Compact manifold, regular value

Question

I am still trying to convince myself about a fact which I've seen in Milnor's book ''Topology from the differentiable viewpoint'': Let M and N be manifolds of the same dimension. If M is a compact manifold and $y \in N$ is a regular value and $F: M \rightarrow N$ is a smooth map, then $F^{-1} (y)$ is a finite set (possibly empty). I tried thinking on this direction but still I don't see how to conclude that $F^{-1} (y)$ has to be a finite set: M is a manifold so it is an Hausdorff space $\Rightarrow$ every point is a close set, furthermore because $F$ is smooth then is also continuos (since differentiability implies continuity) $ \Rightarrow F^{-1} (y)$ is closed in $M$. But $M$ is compact so every close subset of a compact subset is also compact then also $F^{-1}(y)$ is compact.

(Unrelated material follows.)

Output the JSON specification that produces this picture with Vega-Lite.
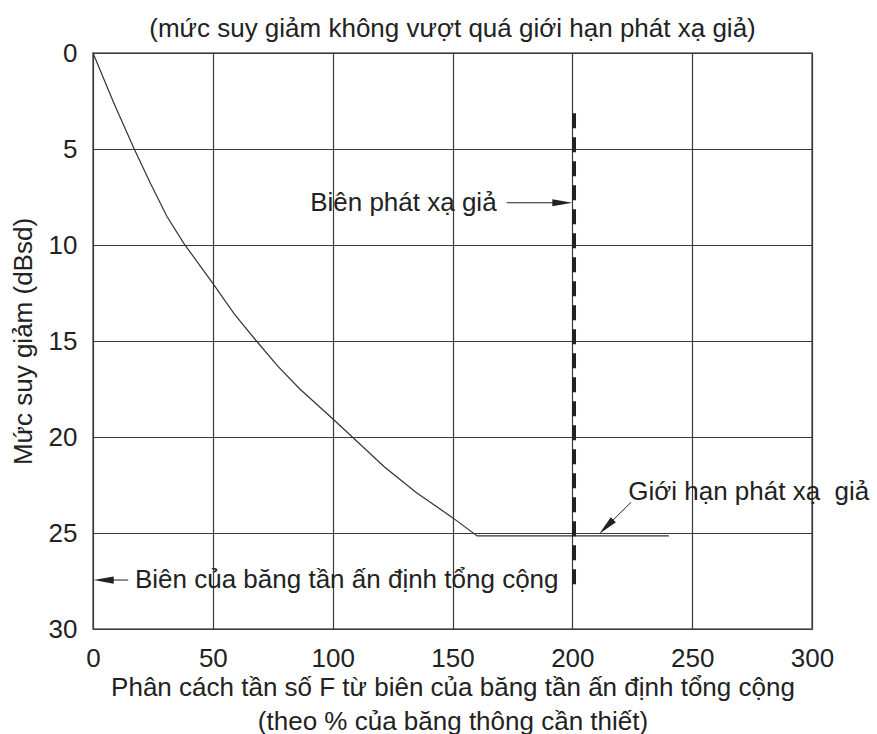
{
  "$schema": "https://vega.github.io/schema/vega-lite/v6.json",
  "autosize": "none",
  "width": 719,
  "height": 576,
  "padding": {"left": 93, "top": 53, "right": 65, "bottom": 105},
  "background": "white",
  "title": {
    "text": "(mức suy giảm không vượt quá giới hạn phát xạ giả)",
    "fontSize": 26,
    "fontWeight": "normal",
    "color": "#222222",
    "anchor": "middle",
    "baseline": "alphabetic",
    "offset": -23
  },
  "datasets": {
    "mask": [
      {"F": 0, "A": 0},
      {"F": 8.5, "A": 2.55},
      {"F": 17.2, "A": 5},
      {"F": 24, "A": 6.8},
      {"F": 30.8, "A": 8.5},
      {"F": 38.1, "A": 9.95},
      {"F": 50, "A": 12},
      {"F": 59, "A": 13.6},
      {"F": 68.2, "A": 15},
      {"F": 77, "A": 16.3},
      {"F": 86.3, "A": 17.5},
      {"F": 100, "A": 19.05},
      {"F": 108.2, "A": 20},
      {"F": 121.5, "A": 21.55},
      {"F": 135, "A": 22.9},
      {"F": 150, "A": 24.2},
      {"F": 160.3, "A": 25.15},
      {"F": 240.3, "A": 25.15}
    ],
    "boundary": [{"F": 200.7, "A1": 3.14, "A2": 27.97}],
    "labels": [
      {"id": "spur", "text": "Biên phát xạ giả", "F": 168.4, "A": 7.8},
      {"id": "limit", "text": "Giới hạn phát xạ\u00a0 giả", "F": 223.3, "A": 22.85},
      {"id": "edge", "text": "Biên của băng tần ấn định tổng cộng", "F": 17.5, "A": 27.45}
    ],
    "shafts": [
      {"id": "spur", "F1": 172.6, "A1": 7.8, "F2": 195, "A2": 7.8},
      {"id": "limit", "F1": 224.5, "A1": 23.4, "F2": 216, "A2": 24.45},
      {"id": "edge", "F1": 14.7, "A1": 27.45, "F2": 5, "A2": 27.45}
    ],
    "heads": [
      {"id": "spur", "F": 200, "A": 7.8},
      {"id": "limit", "F": 211.2, "A": 25.05},
      {"id": "edge", "F": 0.3, "A": 27.45}
    ]
  },
  "config": {
    "font": "Liberation Sans",
    "view": {"stroke": "#8a8a8a", "strokeWidth": 2}
  },
  "layer": [
    {
      "data": {"name": "mask"},
      "mark": {"type": "line", "color": "#333333", "strokeWidth": 1.2, "clip": false},
      "encoding": {
        "x": {
          "field": "F", "type": "quantitative",
          "scale": {"domain": [0, 300], "nice": false, "zero": false},
          "axis": {
            "values": [0, 50, 100, 150, 200, 250, 300],
            "ticks": false, "domain": false, "grid": true,
            "gridColor": "#3a3a3a", "gridWidth": 1.2,
            "labelFontSize": 26, "labelColor": "#222222", "labelPadding": 16,
            "labelFlush": false, "labelOverlap": false,
            "title": ["Phân cách tần số F từ biên của băng tần ấn định tổng cộng", "(theo % của băng thông cần thiết)"],
            "titleFontSize": 26, "titleFontWeight": "normal", "titleColor": "#222222",
            "titleLineHeight": 34, "titlePadding": 3
          }
        },
        "y": {
          "field": "A", "type": "quantitative",
          "scale": {"domain": [0, 30], "reverse": true, "nice": false, "zero": false},
          "axis": {
            "values": [0, 5, 10, 15, 20, 25, 30],
            "ticks": false, "domain": false, "grid": true,
            "gridColor": "#3a3a3a", "gridWidth": 1.2,
            "labelFontSize": 26, "labelColor": "#222222", "labelPadding": 16,
            "labelFlush": false, "labelOverlap": false,
            "title": "Mức suy giảm (dBsd)",
            "titleFontSize": 26, "titleFontWeight": "normal", "titleColor": "#222222",
            "titlePadding": 12
          }
        },
        "order": {"field": "F", "type": "quantitative"}
      }
    },
    {
      "data": {"name": "boundary"},
      "mark": {"type": "rule", "color": "#222222", "strokeWidth": 4, "strokeDash": [15, 9]},
      "encoding": {
        "x": {"field": "F", "type": "quantitative"},
        "y": {"field": "A1", "type": "quantitative"},
        "y2": {"field": "A2"}
      }
    },
    {
      "data": {"name": "shafts"},
      "mark": {"type": "rule", "color": "#222222", "strokeWidth": 1},
      "encoding": {
        "x": {"field": "F1", "type": "quantitative"},
        "y": {"field": "A1", "type": "quantitative"},
        "x2": {"field": "F2"},
        "y2": {"field": "A2"}
      }
    },
    {
      "data": {"name": "heads"},
      "transform": [{"filter": "datum.id === 'spur'"}],
      "mark": {"type": "point", "shape": "M0,0L-2,-0.36L-2,0.36Z", "filled": true, "color": "#222222", "opacity": 1, "size": 400, "angle": 0, "strokeWidth": 0},
      "encoding": {
        "x": {"field": "F", "type": "quantitative"},
        "y": {"field": "A", "type": "quantitative"}
      }
    },
    {
      "data": {"name": "heads"},
      "transform": [{"filter": "datum.id === 'limit'"}],
      "mark": {"type": "point", "shape": "M0,0L-2,-0.36L-2,0.36Z", "filled": true, "color": "#222222", "opacity": 1, "size": 400, "angle": 135, "strokeWidth": 0},
      "encoding": {
        "x": {"field": "F", "type": "quantitative"},
        "y": {"field": "A", "type": "quantitative"}
      }
    },
    {
      "data": {"name": "heads"},
      "transform": [{"filter": "datum.id === 'edge'"}],
      "mark": {"type": "point", "shape": "M0,0L-2,-0.36L-2,0.36Z", "filled": true, "color": "#222222", "opacity": 1, "size": 400, "angle": 180, "strokeWidth": 0},
      "encoding": {
        "x": {"field": "F", "type": "quantitative"},
        "y": {"field": "A", "type": "quantitative"}
      }
    },
    {
      "data": {"name": "labels"},
      "transform": [{"filter": "datum.id === 'spur'"}],
      "mark": {"type": "text", "fontSize": 26, "color": "#222222", "align": "right", "baseline": "middle"},
      "encoding": {
        "x": {"field": "F", "type": "quantitative"},
        "y": {"field": "A", "type": "quantitative"},
        "text": {"field": "text"}
      }
    },
    {
      "data": {"name": "labels"},
      "transform": [{"filter": "datum.id !== 'spur'"}],
      "mark": {"type": "text", "fontSize": 26, "color": "#222222", "align": "left", "baseline": "middle"},
      "encoding": {
        "x": {"field": "F", "type": "quantitative"},
        "y": {"field": "A", "type": "quantitative"},
        "text": {"field": "text"}
      }
    }
  ]
}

For Hypothesis $y$ is a regular value which implies that $F^{-1}(y)$ contains only regular points, by the implicit function theorem if $x \in F^{-1}(y)$ then there exist an open neighborhood $U$ of $x$ where F restricted to U is a local diffeomorphism. How can I conclude that $F^{-1}(y)$ is a finite set? I told by using compactness but I think I miss something

Answer 1

Assume that $F^{-1}(y)$ is infinite and pick a sequence $x_n \in F^{-1}(y)$. Since $M$ is compact, $x_n$ has a convergent subsequence (which we will rename to $x_n$) so $x_n \rightarrow x$. Since $F^{-1}(y)$ is closed, $F(x) = y$. However, as you wrote, using the inverse function theorem you see $F$ is a local diffeomorphism in a neighborhood of $x$ and in particular one-to-one, so there is a neighborhood of $x$ that doesn't contain any other point of $F^{-1}(y)$ contradicting the fact that $x_n \rightarrow x$.